There are other reasons why these companies are under pressure to outline their payout plans. One is that the other big European telecoms groups are now paying dividends. Another is that the stock market has started rewarding companies that pay dividends with higher valuations.
A case in point is Swedish-Finnish group TeliaSonera. Its shares jumped 7% last month after it promised to pay out up to half of its net income as dividends. The group also pledged to return an additional $4 billion, or 20% of its market capitalization, to shareholders between 2005 and 2007.
This marks an important change. Until recently, investors were prepared to value telecoms companies on the basis of the cash they were throwing off. Now, tired of waiting to see the cash returned to them, they are adjusting valuations to account for this.
Consider what this means for Deutsche Telekom and France Telecom. Even though their shares are cheap on multiples of cashflow, they may remain so until they promise to hand cash back. This will colour their managements' thinking.
Of course, managements aren't always terribly keen to return cash to shareholders. The two companies were keen spenders in the past. And just because they have new management now does not mean their ambitions are entirely curtailed.

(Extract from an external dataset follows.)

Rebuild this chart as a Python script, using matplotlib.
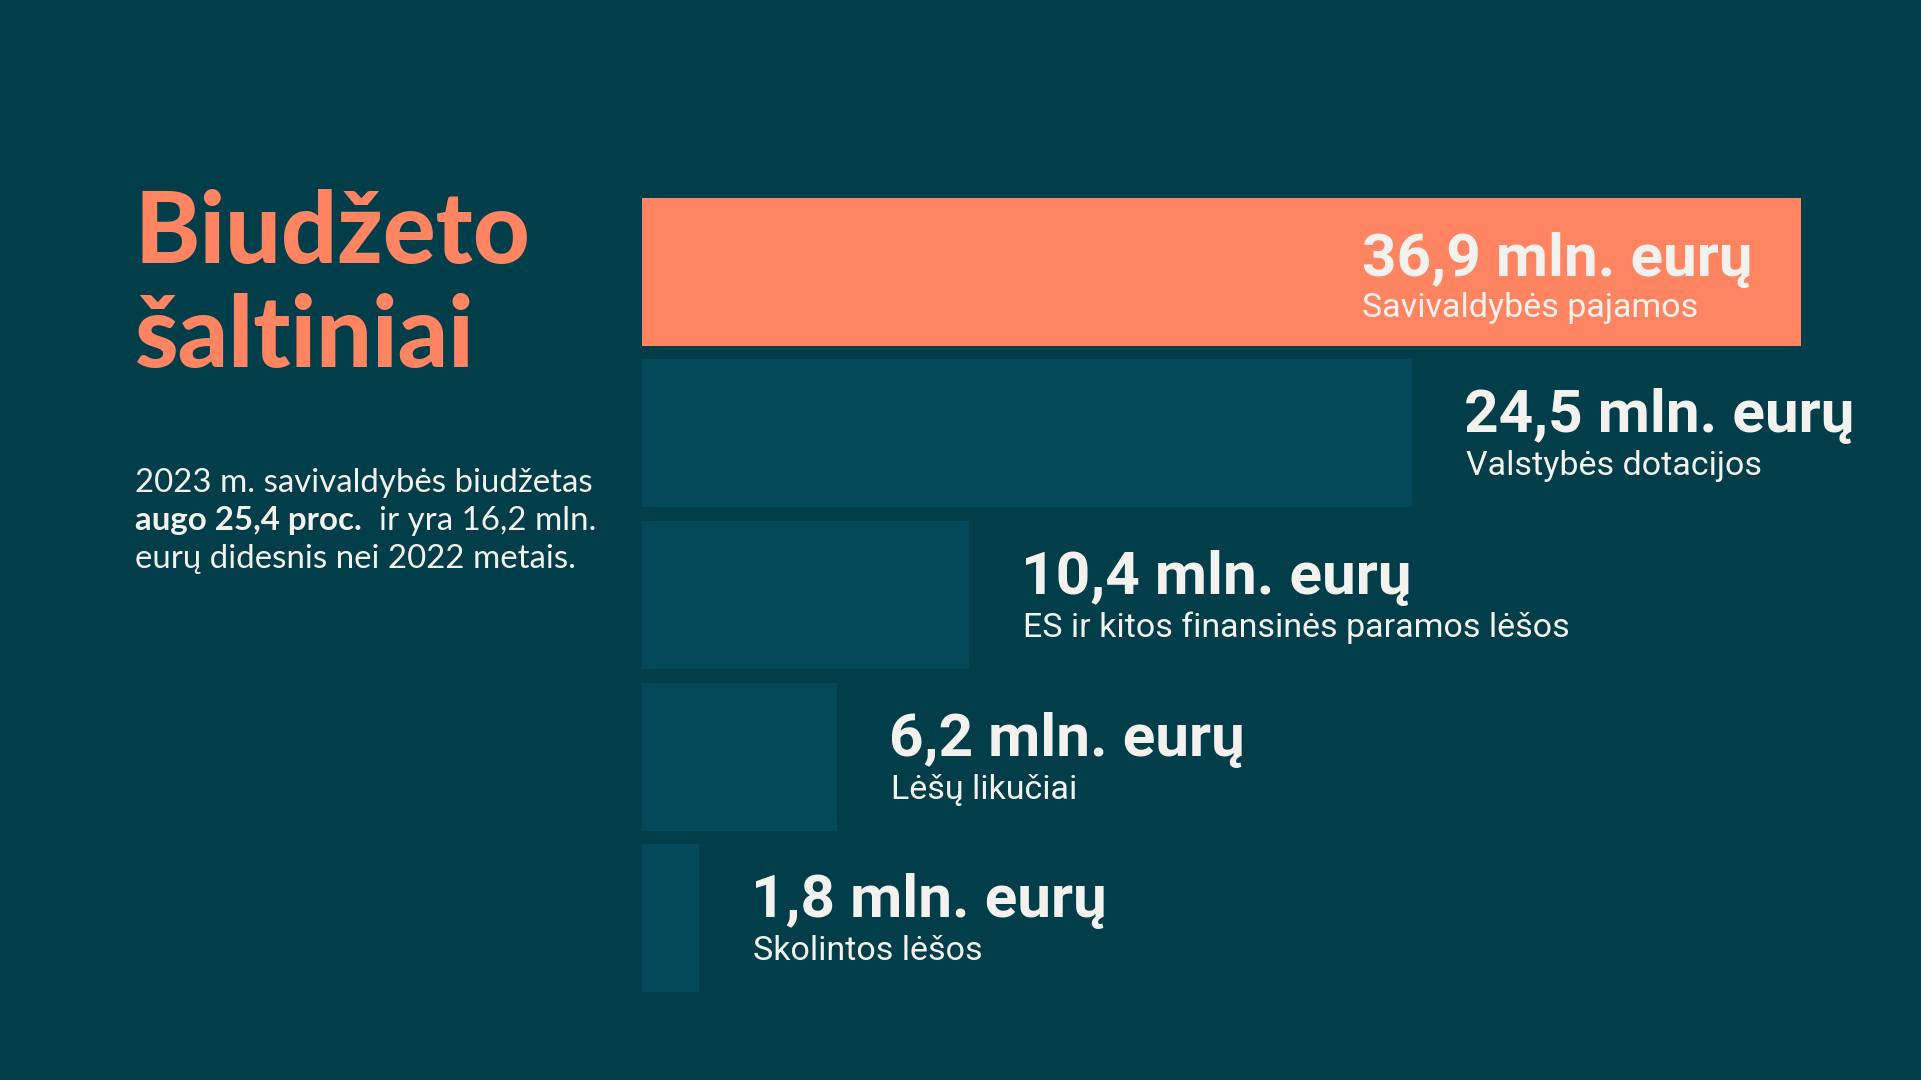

Deutsche Telekom has recently splashed out more than $2 billion on US network capacity, for instance. What's more, neither group has a position in the other's domestic mobile market. Both might leap at a chance if it arose.
Progressive dividend policy
It is against this background that shareholders are discriminating between various sorts of shareholder returns. Progressive dividend policies – payouts that grow over time in line with the business – are favoured.
That's because they mark capital discipline. Cancelling them would send a strongly negative message to investors. Share buy-backs, in contrast, are easier for companies to renege on.
This is not to say that Deutsche Telekom and France Telecom should not consider them. For one, their shares looks reasonably cheap.
Furthermore, buy-backs could address one of the problems currently depressing their shares, overhangs of government stock.
The French government announced at the start of September its intention to sell down its 50% of France Telecom's shares to 41% while the German state effectively owns 43% of Deutsche Telekom. Both states need privatization proceeds to reduce public debt.
So, rather than letting the stock swamp the market, why not let the companies take some off the governments' hands?
The effect could be quite dramatic. Assuming it held its net debt at twice ebitda, Deutsche Telekom could afford to return e22 billion of cash to shareholders, based on its 2005-07 cashflows, on Morgan Stanley estimates. That is equivalent to 36% of the market capitalization at the current share price – or almost all the government's holding. Mopping up a chunk of those shares would let Deutsche Telekom kill two birds with one stone.